SET TASK
Extract, in full, the lines below, beginning at the first and ending with the line that contains "(tb2) at (917,67)". Pictures do not belong in the copy.

------ SUPPLIED INFORMATION ------

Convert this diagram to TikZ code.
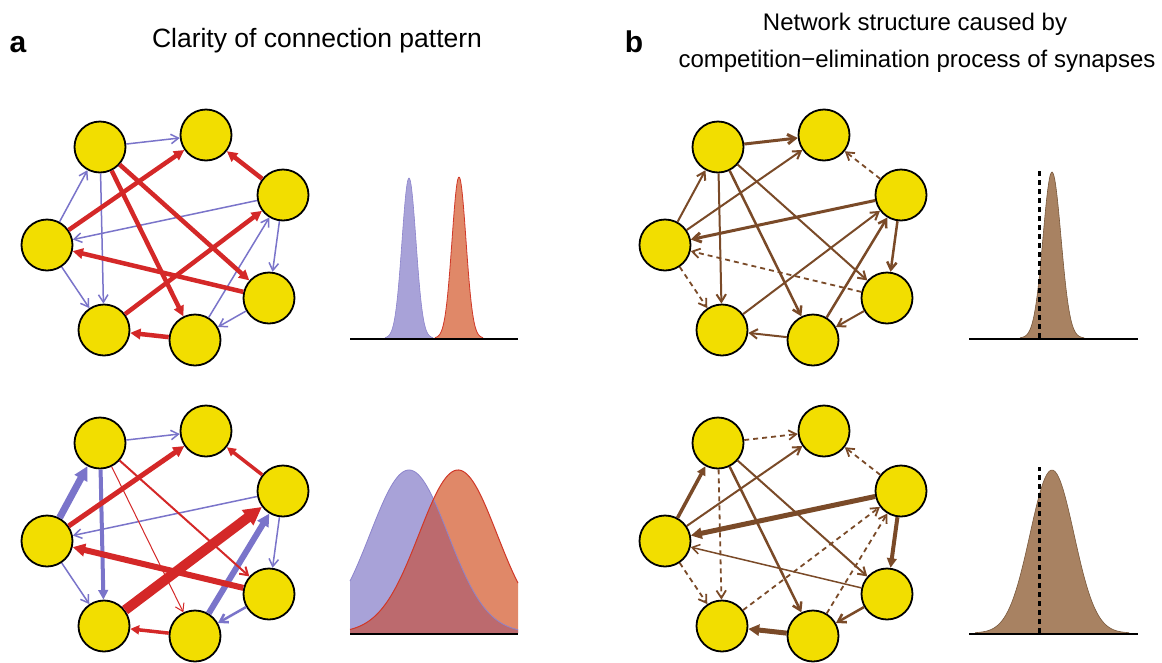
\documentclass[tikz,border=0pt]{standalone}
\usepackage{fontspec}
\setmainfont{Liberation Sans}
\usetikzlibrary{arrows.meta}
\definecolor{nodeyellow}{RGB}{242,222,0}
\definecolor{edgeblue}{RGB}{122,116,202}
\definecolor{edgered}{RGB}{212,40,40}
\definecolor{edgebrown}{RGB}{122,74,40}
\definecolor{bluefill}{RGB}{168,162,216}
\definecolor{blueline}{RGB}{140,132,204}
\definecolor{redfill}{RGB}{224,136,104}
\definecolor{redline}{RGB}{208,56,40}
\definecolor{overlapfill}{RGB}{188,106,110}
\definecolor{brownfill}{RGB}{168,130,98}
\definecolor{brownline}{RGB}{120,88,60}
\tikzset{
  neuron/.style={circle, draw=black, line width=1.8pt, fill=nodeyellow, minimum size=51pt, inner sep=0pt},
  barb/.style={-{Straight Barb[length=7.5pt,width=9.5pt]}},
  tri/.style={-{Triangle[length=4pt 1.4,width=4pt 1.4]}},
  blu/.style={draw=edgeblue, line width=#1},
  rd/.style={draw=edgered, line width=#1},
  brn/.style={draw=edgebrown, line width=#1},
  dsh/.style={dash pattern=on 5pt off 4pt},
  axisline/.style={draw=black, line width=2pt},
  meanline/.style={draw=black, line width=3pt, dash pattern=on 5pt off 4pt},
  titletext/.style={anchor=base, inner sep=0pt},
}
\newcommand\mynet[3]{%
  \node[neuron] (#1-1) at ({100+#2},{147+#3}) {};
  \node[neuron] (#1-2) at ({206+#2},{135+#3}) {};
  \node[neuron] (#1-3) at ({283+#2},{195+#3}) {};
  \node[neuron] (#1-4) at ({47+#2},{245+#3}) {};
  \node[neuron] (#1-5) at ({269+#2},{298+#3}) {};
  \node[neuron] (#1-6) at ({104+#2},{330+#3}) {};
  \node[neuron] (#1-7) at ({195+#2},{340+#3}) {};
}
\begin{document}
\begin{tikzpicture}[x=1pt,y=-1pt]
\useasboundingbox (0,0) rectangle (1162,662);
\fill[white] (0,0) rectangle (1162,662);

% titles
\node[titletext, font=\fontsize{30}{34}\selectfont\bfseries] (la) at (18,52) {a};
\node[titletext, font=\fontsize{26.5}{30}\selectfont] (ta) at (317,47) {Clarity of connection pattern};
\node[titletext, font=\fontsize{30}{34}\selectfont\bfseries] (lb) at (634,52) {b};
\node[titletext, font=\fontsize{24}{28}\selectfont] (tb1) at (915,30) {Network structure caused by};
\node[titletext, font=\fontsize{24}{28}\selectfont] (tb2) at (917,67) {competition−elimination process of synapses};

% networks
\mynet{A}{0}{0}
\mynet{B}{0}{296}
\mynet{C}{618}{0}
\mynet{D}{618}{296}

% a top
\draw[blu=1.5, barb] (A-1) -- (A-2);
\draw[blu=1.5, barb] (A-4) -- (A-1);
\draw[blu=1.5, barb] (A-1) -- (A-6);
\draw[blu=1.5, barb] (A-4) -- (A-6);
\draw[blu=1.5, barb] (A-3) -- (A-4);
\draw[blu=1.5, barb] (A-3) -- (A-5);
\draw[blu=1.5, barb] (A-5) -- (A-7);
\draw[blu=1.5, barb] (A-7) -- (A-3);
\draw[rd=4.5, tri] (A-4) -- (A-2);
\draw[rd=4.5, tri] (A-3) -- (A-2);
\draw[rd=4.5, tri] (A-1) -- (A-5);
\draw[rd=4.5, tri] (A-1) -- (A-7);
\draw[rd=4.5, tri] (A-6) -- (A-3);
\draw[rd=4.5, tri] (A-5) -- (A-4);
\draw[rd=4.5, tri] (A-7) -- (A-6);

% a bottom
\draw[blu=1.5, barb] (B-1) -- (B-2);
\draw[blu=7, tri] (B-4) -- (B-1);
\draw[blu=4, tri] (B-1) -- (B-6);
\draw[blu=1.5, barb] (B-4) -- (B-6);
\draw[blu=1.5, barb] (B-3) -- (B-4);
\draw[blu=1.5, barb] (B-3) -- (B-5);
\draw[blu=2.5, barb] (B-5) -- (B-7);
\draw[blu=6, tri] (B-7) -- (B-3);
\draw[rd=5, tri] (B-4) -- (B-2);
\draw[rd=3.5, tri] (B-3) -- (B-2);
\draw[rd=2, barb] (B-1) -- (B-5);
\draw[rd=1, barb] (B-1) -- (B-7);
\draw[rd=10, tri] (B-6) -- (B-3);
\draw[rd=6, tri] (B-5) -- (B-4);
\draw[rd=3.5, tri] (B-7) -- (B-6);

% b top
\draw[brn=3, barb] (C-1) -- (C-2);
\draw[brn=2, barb] (C-4) -- (C-1);
\draw[brn=2, barb] (C-1) -- (C-6);
\draw[brn=1.8, barb, dsh] (C-4) -- (C-6);
\draw[brn=3, barb] (C-3) -- (C-4);
\draw[brn=1.8, barb, dsh] (C-3) -- (C-2);
\draw[brn=2.5, barb] (C-3) -- (C-5);
\draw[brn=2, barb] (C-5) -- (C-7);
\draw[brn=2.5, barb] (C-7) -- (C-3);
\draw[brn=2, barb] (C-4) -- (C-2);
\draw[brn=2, barb] (C-1) -- (C-5);
\draw[brn=2.5, barb] (C-1) -- (C-7);
\draw[brn=2, barb] (C-6) -- (C-3);
\draw[brn=1.8, barb, dsh] (C-5) -- (C-4);
\draw[brn=2, barb] (C-7) -- (C-6);

% b bottom
\draw[brn=1.8, barb, dsh] (D-1) -- (D-2);
\draw[brn=3.5, tri] (D-4) -- (D-1);
\draw[brn=1.8, barb, dsh] (D-1) -- (D-6);
\draw[brn=1.8, barb, dsh] (D-4) -- (D-6);
\draw[brn=5, tri] (D-3) -- (D-4);
\draw[brn=1.8, barb, dsh] (D-3) -- (D-2);
\draw[brn=4, tri] (D-3) -- (D-5);
\draw[brn=2.5, barb] (D-5) -- (D-7);
\draw[brn=1.8, barb, dsh] (D-7) -- (D-3);
\draw[brn=2, barb] (D-4) -- (D-2);
\draw[brn=2, barb] (D-1) -- (D-5);
\draw[brn=2.5, barb] (D-1) -- (D-7);
\draw[brn=1.8, barb, dsh] (D-6) -- (D-3);
\draw[brn=1.5, barb] (D-5) -- (D-4);
\draw[brn=5, tri] (D-7) -- (D-6);

% distribution a top
\fill[bluefill] (385,338) -- plot[domain=385:433, samples=60, smooth] (\x, {338-160*exp(-((\x-409)/7)^2/2)}) -- (433,338) -- cycle;
\draw[blueline, line width=0.6pt] plot[domain=385:433, samples=60, smooth] (\x, {338-160*exp(-((\x-409)/7)^2/2)});
\fill[redfill] (435,338) -- plot[domain=435:483, samples=60, smooth] (\x, {338-161*exp(-((\x-459)/7)^2/2)}) -- (483,338) -- cycle;
\draw[redline, line width=0.8pt] plot[domain=435:483, samples=60, smooth] (\x, {338-161*exp(-((\x-459)/7)^2/2)});
\draw[axisline] (350,339) -- (518,339);

% distribution a bottom
\fill[bluefill] (350,633) -- plot[domain=350:518, samples=80, smooth] (\x, {633-163*exp(-((\x-409)/39)^2/2)}) -- (518,633) -- cycle;
\fill[redfill] (350,633) -- plot[domain=350:518, samples=80, smooth] (\x, {633-163*exp(-((\x-458)/39)^2/2)}) -- (518,633) -- cycle;
\begin{scope}
  \clip (350,633) -- plot[domain=350:518, samples=80, smooth] (\x, {633-163*exp(-((\x-409)/39)^2/2)}) -- (518,633) -- cycle;
  \fill[overlapfill] (350,633) -- plot[domain=350:518, samples=80, smooth] (\x, {633-163*exp(-((\x-458)/39)^2/2)}) -- (518,633) -- cycle;
\end{scope}
\draw[blueline, line width=0.8pt] plot[domain=350:518, samples=80, smooth] (\x, {633-163*exp(-((\x-409)/39)^2/2)});
\draw[redline, line width=1pt] plot[domain=350:518, samples=80, smooth] (\x, {633-163*exp(-((\x-458)/39)^2/2)});
\draw[axisline] (350,634) -- (518,634);

% distribution b top
\fill[brownfill] (1020,338) -- plot[domain=1020:1084, samples=60, smooth] (\x, {338-166*exp(-((\x-1052)/9)^2/2)}) -- (1084,338) -- cycle;
\draw[brownline, line width=0.6pt] plot[domain=1020:1084, samples=60, smooth] (\x, {338-166*exp(-((\x-1052)/9)^2/2)});
\draw[axisline] (969,339) -- (1138,339);
\draw[meanline] (1039,338) -- (1039,170);

% distribution b bottom
\fill[brownfill] (975,633) -- plot[domain=975:1129, samples=80, smooth] (\x, {633-163*exp(-((\x-1052)/22)^2/2)}) -- (1129,633) -- cycle;
\draw[brownline, line width=0.6pt] plot[domain=975:1129, samples=80, smooth] (\x, {633-163*exp(-((\x-1052)/22)^2/2)});
\draw[axisline] (969,634) -- (1138,634);
\draw[meanline] (1039,633) -- (1039,467);
\end{tikzpicture}
\end{document}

------

SOLUTION TO THIS EXERCISE
Convert this diagram to TikZ code.
\documentclass[tikz,border=0pt]{standalone}
\usepackage{fontspec}
\setmainfont{Liberation Sans}
\usetikzlibrary{arrows.meta}
\definecolor{nodeyellow}{RGB}{242,222,0}
\definecolor{edgeblue}{RGB}{122,116,202}
\definecolor{edgered}{RGB}{212,40,40}
\definecolor{edgebrown}{RGB}{122,74,40}
\definecolor{bluefill}{RGB}{168,162,216}
\definecolor{blueline}{RGB}{140,132,204}
\definecolor{redfill}{RGB}{224,136,104}
\definecolor{redline}{RGB}{208,56,40}
\definecolor{overlapfill}{RGB}{188,106,110}
\definecolor{brownfill}{RGB}{168,130,98}
\definecolor{brownline}{RGB}{120,88,60}
\tikzset{
  neuron/.style={circle, draw=black, line width=1.8pt, fill=nodeyellow, minimum size=51pt, inner sep=0pt},
  barb/.style={-{Straight Barb[length=7.5pt,width=9.5pt]}},
  tri/.style={-{Triangle[length=4pt 1.4,width=4pt 1.4]}},
  blu/.style={draw=edgeblue, line width=#1},
  rd/.style={draw=edgered, line width=#1},
  brn/.style={draw=edgebrown, line width=#1},
  dsh/.style={dash pattern=on 5pt off 4pt},
  axisline/.style={draw=black, line width=2pt},
  meanline/.style={draw=black, line width=3pt, dash pattern=on 5pt off 4pt},
  titletext/.style={anchor=base, inner sep=0pt},
}
\newcommand\mynet[3]{%
  \node[neuron] (#1-1) at ({100+#2},{147+#3}) {};
  \node[neuron] (#1-2) at ({206+#2},{135+#3}) {};
  \node[neuron] (#1-3) at ({283+#2},{195+#3}) {};
  \node[neuron] (#1-4) at ({47+#2},{245+#3}) {};
  \node[neuron] (#1-5) at ({269+#2},{298+#3}) {};
  \node[neuron] (#1-6) at ({104+#2},{330+#3}) {};
  \node[neuron] (#1-7) at ({195+#2},{340+#3}) {};
}
\begin{document}
\begin{tikzpicture}[x=1pt,y=-1pt]
\useasboundingbox (0,0) rectangle (1162,662);
\fill[white] (0,0) rectangle (1162,662);

% titles
\node[titletext, font=\fontsize{30}{34}\selectfont\bfseries] (la) at (18,52) {a};
\node[titletext, font=\fontsize{26.5}{30}\selectfont] (ta) at (317,47) {Clarity of connection pattern};
\node[titletext, font=\fontsize{30}{34}\selectfont\bfseries] (lb) at (634,52) {b};
\node[titletext, font=\fontsize{24}{28}\selectfont] (tb1) at (915,30) {Network structure caused by};
\node[titletext, font=\fontsize{24}{28}\selectfont] (tb2) at (917,67) {competition−elimination process of synapses};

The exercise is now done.